Campfield outbreaks are recalled by Tennessee political observers like old “Friends” reruns. There’s “The One Where Stacey Gets Thrown Out of Congressman Jimmy Duncan’s Annual Barbecue,” “The One With the Luchador Mask,” “The One Where Stacey Explains That AIDS Came From ‘One Guy Screwing a Monkey’” and “The One Where Stacey Compares Obamacare to the Holocaust.”
Viewers who watched those episodes also enjoyed the time Campfield proposed cutting payments to families if their children did poorly in school. But perhaps his legacy achievement—his middle name could be “As Mentioned on Colbert”—was the introduction of the “Don’t Say Gay” bill that proposed banning any discussion of homosexuality in schools. In a more recent iteration, it effectively would have required teachers to out their students.
A full accounting of Campfield’s antics would run the length of The Goldfinch, but here’s one more: After reporters reprinted some of the wingnuttier comments he had posted publicly, he threatened to take legal action against media outlets that quoted his blog.
After 10 years in the legislature, Campfield is being targeted by Republicans and Democrats alike this year. In an uncharacteristic move, Republican Governor Bill Haslam has even flirted with endorsing Campfield’s primary opponent. But caution might be in order. If he is struck down, might he become more powerful than we can possibly imagine? (Steven Hale, Nashville Scene)
Texas State Board of Education Member Ken Mercer
Texas is, as so many clichés note, a big place, so its decisions about what to include in its textbooks affect classrooms beyond the state’s borders. When former state education board member Cynthia Dunbar, a homeschooler, wrote a book that said the creation of public schools was “tyrannical” and public education was a “subtly deceptive tool of perversion,” non-Texans were understandably curious about what sort of yahoos had their fingers in the educational soup.
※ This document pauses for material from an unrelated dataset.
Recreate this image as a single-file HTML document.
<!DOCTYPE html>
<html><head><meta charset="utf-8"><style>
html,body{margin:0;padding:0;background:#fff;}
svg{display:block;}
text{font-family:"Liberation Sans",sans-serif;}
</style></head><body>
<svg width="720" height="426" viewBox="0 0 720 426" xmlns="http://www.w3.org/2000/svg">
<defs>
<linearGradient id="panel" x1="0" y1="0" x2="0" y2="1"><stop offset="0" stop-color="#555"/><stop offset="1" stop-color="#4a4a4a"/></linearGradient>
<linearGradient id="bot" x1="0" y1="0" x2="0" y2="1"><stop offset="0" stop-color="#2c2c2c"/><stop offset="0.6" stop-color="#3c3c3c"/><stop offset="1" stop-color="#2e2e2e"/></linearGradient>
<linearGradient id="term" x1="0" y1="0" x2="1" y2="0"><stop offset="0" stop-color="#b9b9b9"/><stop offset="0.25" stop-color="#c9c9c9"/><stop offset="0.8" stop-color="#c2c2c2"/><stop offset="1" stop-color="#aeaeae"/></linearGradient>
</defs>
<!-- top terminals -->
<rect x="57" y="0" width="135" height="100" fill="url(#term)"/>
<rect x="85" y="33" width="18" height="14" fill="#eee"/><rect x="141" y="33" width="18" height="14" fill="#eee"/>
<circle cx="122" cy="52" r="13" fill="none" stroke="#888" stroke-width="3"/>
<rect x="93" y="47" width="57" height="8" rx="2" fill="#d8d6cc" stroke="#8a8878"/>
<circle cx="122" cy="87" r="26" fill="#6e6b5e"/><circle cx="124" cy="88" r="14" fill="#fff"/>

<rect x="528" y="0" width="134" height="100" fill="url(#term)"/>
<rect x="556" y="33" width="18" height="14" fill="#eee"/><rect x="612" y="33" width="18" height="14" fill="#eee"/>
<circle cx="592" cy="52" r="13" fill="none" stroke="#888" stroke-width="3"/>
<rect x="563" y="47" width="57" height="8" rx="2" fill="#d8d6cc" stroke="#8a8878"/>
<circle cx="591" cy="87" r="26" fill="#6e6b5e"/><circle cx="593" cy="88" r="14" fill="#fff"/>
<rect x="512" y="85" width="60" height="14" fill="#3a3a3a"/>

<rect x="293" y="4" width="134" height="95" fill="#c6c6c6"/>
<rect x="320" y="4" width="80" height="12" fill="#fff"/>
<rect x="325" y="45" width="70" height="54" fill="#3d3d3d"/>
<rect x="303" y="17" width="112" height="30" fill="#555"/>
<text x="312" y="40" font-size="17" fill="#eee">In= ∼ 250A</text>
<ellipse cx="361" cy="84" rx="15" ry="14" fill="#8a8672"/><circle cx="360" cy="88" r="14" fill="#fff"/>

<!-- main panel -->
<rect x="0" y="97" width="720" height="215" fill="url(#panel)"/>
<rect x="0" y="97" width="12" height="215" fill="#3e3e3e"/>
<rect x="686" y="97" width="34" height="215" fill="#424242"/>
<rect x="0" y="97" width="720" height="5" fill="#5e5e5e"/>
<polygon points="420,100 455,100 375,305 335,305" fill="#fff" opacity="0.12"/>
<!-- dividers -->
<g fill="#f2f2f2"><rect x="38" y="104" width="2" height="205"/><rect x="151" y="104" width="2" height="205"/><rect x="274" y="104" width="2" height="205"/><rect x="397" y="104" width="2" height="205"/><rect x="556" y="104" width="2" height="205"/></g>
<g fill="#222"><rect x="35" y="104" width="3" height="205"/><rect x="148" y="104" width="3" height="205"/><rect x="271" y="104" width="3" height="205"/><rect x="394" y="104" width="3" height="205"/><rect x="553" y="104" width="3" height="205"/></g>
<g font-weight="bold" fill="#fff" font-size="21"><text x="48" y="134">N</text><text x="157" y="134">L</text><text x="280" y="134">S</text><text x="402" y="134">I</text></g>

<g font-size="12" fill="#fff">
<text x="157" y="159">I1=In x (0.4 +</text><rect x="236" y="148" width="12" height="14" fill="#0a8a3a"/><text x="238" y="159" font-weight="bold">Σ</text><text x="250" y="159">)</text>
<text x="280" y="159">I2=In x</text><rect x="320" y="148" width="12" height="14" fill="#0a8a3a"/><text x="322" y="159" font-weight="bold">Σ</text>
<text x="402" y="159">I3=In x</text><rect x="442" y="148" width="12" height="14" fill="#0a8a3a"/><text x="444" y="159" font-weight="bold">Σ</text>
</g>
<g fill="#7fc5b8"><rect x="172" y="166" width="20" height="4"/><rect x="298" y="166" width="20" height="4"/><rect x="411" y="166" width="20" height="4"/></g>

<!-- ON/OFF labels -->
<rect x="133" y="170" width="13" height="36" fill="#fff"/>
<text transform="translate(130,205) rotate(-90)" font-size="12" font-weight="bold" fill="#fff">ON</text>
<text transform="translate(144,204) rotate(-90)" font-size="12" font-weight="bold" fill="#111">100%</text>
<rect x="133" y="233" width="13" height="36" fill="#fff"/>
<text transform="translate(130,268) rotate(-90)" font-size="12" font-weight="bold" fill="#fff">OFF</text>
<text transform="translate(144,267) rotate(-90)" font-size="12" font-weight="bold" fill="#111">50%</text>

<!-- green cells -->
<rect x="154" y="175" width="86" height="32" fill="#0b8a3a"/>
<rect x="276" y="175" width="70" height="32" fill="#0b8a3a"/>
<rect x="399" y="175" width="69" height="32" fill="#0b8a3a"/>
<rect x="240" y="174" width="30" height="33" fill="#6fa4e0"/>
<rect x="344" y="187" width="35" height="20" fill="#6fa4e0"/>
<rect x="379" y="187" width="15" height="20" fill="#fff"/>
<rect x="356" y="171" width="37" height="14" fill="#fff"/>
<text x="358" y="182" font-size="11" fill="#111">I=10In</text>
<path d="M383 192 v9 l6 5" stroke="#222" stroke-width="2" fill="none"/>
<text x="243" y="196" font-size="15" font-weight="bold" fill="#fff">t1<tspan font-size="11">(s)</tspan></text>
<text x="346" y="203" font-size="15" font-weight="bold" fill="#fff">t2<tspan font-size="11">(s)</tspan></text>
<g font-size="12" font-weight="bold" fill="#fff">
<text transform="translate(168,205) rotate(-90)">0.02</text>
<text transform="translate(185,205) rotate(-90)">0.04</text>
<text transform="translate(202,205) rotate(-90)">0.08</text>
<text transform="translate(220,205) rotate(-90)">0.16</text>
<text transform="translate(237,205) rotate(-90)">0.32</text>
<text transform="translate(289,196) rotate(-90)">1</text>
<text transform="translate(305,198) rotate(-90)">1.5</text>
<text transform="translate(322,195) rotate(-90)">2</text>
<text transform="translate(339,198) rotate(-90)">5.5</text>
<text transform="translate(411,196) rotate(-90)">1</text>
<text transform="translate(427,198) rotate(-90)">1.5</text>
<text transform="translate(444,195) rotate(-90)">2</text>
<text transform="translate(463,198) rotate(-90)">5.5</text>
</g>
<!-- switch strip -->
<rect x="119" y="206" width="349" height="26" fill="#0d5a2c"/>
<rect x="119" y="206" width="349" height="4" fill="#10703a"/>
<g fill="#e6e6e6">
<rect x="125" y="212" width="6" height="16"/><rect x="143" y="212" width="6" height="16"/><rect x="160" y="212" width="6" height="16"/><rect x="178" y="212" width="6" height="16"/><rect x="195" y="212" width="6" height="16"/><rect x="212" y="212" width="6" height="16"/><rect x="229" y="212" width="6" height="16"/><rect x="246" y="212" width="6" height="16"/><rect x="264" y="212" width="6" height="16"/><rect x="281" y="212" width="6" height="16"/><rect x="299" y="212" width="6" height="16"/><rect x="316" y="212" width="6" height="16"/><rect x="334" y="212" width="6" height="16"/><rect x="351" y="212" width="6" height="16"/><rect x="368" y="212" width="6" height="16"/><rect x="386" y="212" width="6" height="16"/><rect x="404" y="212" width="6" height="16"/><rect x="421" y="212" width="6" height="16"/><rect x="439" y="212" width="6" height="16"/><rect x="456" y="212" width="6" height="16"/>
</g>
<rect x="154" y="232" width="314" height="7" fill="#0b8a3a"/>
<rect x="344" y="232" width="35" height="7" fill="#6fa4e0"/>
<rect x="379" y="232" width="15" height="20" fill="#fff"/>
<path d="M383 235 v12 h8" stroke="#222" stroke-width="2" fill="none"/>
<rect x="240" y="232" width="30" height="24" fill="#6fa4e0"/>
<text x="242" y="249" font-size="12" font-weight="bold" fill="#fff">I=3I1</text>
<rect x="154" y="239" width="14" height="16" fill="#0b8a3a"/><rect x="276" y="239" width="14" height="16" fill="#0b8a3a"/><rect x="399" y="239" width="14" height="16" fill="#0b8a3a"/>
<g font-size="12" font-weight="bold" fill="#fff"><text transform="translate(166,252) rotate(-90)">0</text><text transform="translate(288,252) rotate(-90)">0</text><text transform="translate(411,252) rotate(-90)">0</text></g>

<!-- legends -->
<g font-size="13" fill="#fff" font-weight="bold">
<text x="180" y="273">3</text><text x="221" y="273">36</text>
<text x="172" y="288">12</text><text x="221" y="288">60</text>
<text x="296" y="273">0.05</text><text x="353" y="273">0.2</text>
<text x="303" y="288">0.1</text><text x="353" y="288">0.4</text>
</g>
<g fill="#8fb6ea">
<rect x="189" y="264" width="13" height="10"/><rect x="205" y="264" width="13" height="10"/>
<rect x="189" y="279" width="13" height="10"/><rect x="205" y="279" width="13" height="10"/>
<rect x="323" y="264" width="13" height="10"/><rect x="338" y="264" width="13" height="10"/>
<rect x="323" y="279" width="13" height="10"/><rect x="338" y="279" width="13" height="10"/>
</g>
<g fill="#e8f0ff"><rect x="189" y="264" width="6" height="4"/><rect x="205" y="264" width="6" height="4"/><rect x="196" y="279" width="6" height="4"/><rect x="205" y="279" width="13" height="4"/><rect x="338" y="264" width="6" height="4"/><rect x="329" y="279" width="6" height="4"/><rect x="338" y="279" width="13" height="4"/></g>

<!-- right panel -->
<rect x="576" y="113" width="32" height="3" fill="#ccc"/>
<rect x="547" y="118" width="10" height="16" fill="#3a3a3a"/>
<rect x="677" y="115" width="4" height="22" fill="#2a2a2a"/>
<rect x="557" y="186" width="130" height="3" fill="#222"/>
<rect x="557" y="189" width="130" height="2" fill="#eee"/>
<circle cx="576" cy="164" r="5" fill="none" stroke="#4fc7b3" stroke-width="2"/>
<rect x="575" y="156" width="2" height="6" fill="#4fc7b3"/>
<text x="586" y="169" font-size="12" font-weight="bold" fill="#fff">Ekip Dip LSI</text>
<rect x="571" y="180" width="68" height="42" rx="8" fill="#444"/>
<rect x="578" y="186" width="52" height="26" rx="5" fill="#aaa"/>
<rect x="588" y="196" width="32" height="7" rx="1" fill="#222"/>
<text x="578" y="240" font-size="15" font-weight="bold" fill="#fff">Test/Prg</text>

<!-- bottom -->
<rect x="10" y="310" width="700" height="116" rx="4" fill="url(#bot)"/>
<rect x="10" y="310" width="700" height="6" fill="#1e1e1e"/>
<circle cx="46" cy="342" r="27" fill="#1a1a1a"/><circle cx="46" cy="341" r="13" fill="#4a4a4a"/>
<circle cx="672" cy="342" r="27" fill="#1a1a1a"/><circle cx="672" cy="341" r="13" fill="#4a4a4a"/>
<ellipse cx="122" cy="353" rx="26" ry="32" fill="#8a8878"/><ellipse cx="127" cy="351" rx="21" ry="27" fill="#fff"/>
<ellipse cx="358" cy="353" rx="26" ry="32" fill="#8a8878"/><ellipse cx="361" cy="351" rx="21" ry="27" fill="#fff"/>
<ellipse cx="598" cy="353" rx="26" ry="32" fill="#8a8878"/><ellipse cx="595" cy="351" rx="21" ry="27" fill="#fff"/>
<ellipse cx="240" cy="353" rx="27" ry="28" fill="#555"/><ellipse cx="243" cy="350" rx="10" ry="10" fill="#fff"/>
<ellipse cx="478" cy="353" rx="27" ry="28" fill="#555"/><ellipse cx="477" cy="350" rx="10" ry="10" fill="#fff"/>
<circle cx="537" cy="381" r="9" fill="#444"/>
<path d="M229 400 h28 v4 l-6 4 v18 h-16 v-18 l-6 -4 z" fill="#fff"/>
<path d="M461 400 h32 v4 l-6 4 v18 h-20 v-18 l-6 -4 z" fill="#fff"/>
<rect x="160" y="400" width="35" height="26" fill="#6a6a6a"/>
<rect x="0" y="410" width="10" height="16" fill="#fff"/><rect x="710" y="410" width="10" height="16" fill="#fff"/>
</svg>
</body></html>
Then there was Don McLeroy, the former board chairman who famously said, “Somebody’s gotta stand up to the experts,” as he attempted to push creationism into science textbooks.
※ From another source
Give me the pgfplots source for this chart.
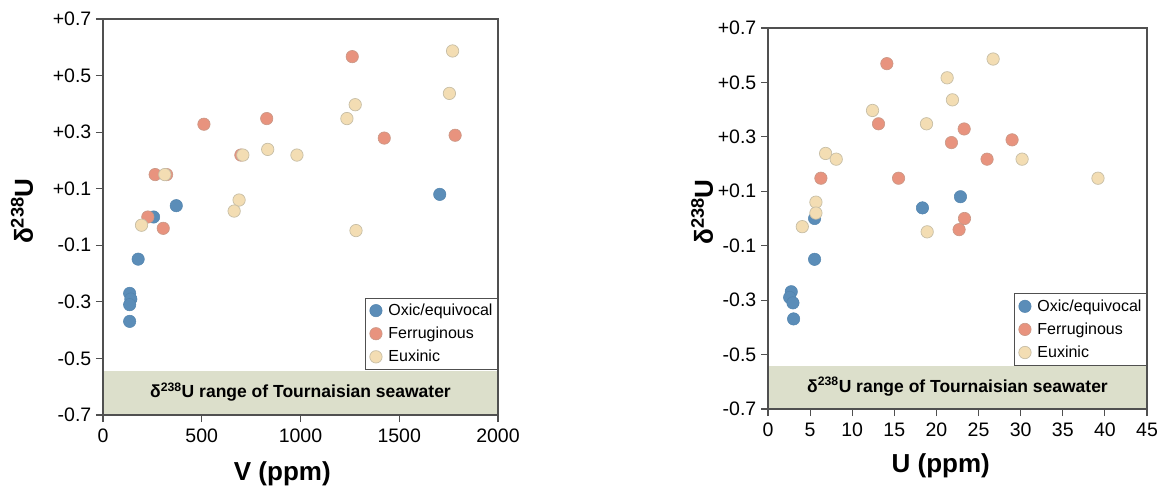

That particular pair of Lone Star loons is off the board now, and with their departure the board has fallen out of the national headlines. In recent years, the state legislature has even clipped the board’s wings some. But don’t let that fool you into believing that the overseers of Texas schools have gone pink. They haven’t and won’t. Not with Ken Mercer still fighting the godly fight.
When his home city of San Antonio was adopting an ordinance banning LGBT discrimination last year, Mercer urged the city council to reject it. “Child molesters and sexual deviants will love this ordinance,” he said. Because, you know, gay equals child molester.
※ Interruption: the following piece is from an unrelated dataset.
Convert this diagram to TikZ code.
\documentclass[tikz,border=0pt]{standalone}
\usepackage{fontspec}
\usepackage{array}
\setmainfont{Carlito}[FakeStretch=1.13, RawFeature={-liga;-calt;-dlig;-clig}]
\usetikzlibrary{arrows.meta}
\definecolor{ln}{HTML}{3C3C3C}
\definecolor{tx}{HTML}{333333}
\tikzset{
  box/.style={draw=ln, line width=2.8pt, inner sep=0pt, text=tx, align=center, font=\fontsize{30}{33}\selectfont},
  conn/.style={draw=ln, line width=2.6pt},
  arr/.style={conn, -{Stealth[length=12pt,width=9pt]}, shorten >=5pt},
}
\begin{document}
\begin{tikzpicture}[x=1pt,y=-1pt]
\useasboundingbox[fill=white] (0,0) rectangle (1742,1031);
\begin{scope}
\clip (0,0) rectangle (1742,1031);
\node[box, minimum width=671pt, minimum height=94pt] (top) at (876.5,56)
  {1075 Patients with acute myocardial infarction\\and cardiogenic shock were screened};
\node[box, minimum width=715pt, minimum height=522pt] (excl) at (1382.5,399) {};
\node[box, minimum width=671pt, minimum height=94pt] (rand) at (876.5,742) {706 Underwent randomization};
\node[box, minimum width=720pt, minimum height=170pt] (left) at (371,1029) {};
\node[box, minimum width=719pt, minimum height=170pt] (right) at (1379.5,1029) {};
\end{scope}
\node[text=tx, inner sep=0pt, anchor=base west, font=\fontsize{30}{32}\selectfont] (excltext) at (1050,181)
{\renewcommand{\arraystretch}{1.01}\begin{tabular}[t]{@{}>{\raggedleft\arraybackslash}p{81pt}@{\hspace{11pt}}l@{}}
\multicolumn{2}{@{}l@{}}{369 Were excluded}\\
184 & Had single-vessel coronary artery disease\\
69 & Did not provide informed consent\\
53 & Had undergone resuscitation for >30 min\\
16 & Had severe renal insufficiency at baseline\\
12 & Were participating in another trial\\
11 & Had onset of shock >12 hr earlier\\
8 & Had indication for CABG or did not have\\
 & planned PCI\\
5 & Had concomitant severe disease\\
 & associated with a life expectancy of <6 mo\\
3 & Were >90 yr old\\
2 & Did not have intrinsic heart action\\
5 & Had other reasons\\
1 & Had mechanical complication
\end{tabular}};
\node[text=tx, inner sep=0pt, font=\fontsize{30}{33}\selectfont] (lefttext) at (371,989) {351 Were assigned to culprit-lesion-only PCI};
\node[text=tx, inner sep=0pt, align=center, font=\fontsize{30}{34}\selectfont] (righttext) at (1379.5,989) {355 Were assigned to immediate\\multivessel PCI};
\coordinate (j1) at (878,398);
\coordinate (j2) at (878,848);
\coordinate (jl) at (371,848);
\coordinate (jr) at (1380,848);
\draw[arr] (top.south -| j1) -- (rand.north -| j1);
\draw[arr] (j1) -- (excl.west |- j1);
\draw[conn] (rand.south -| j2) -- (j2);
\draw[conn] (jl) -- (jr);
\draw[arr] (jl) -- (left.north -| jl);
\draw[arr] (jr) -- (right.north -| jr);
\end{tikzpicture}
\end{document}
That point of view is merely grossly offensive and, frankly, not uncommon down South. For sheer, breathtaking dumbness, nothing tops his stunning 2011 refutation of evolution: “If your theory is right, all these species would get together and form a new species. Then where is the cat-dog or the rat-cat, whatever it be? They don’t come together. Cats go with cats, and dogs go with dogs.”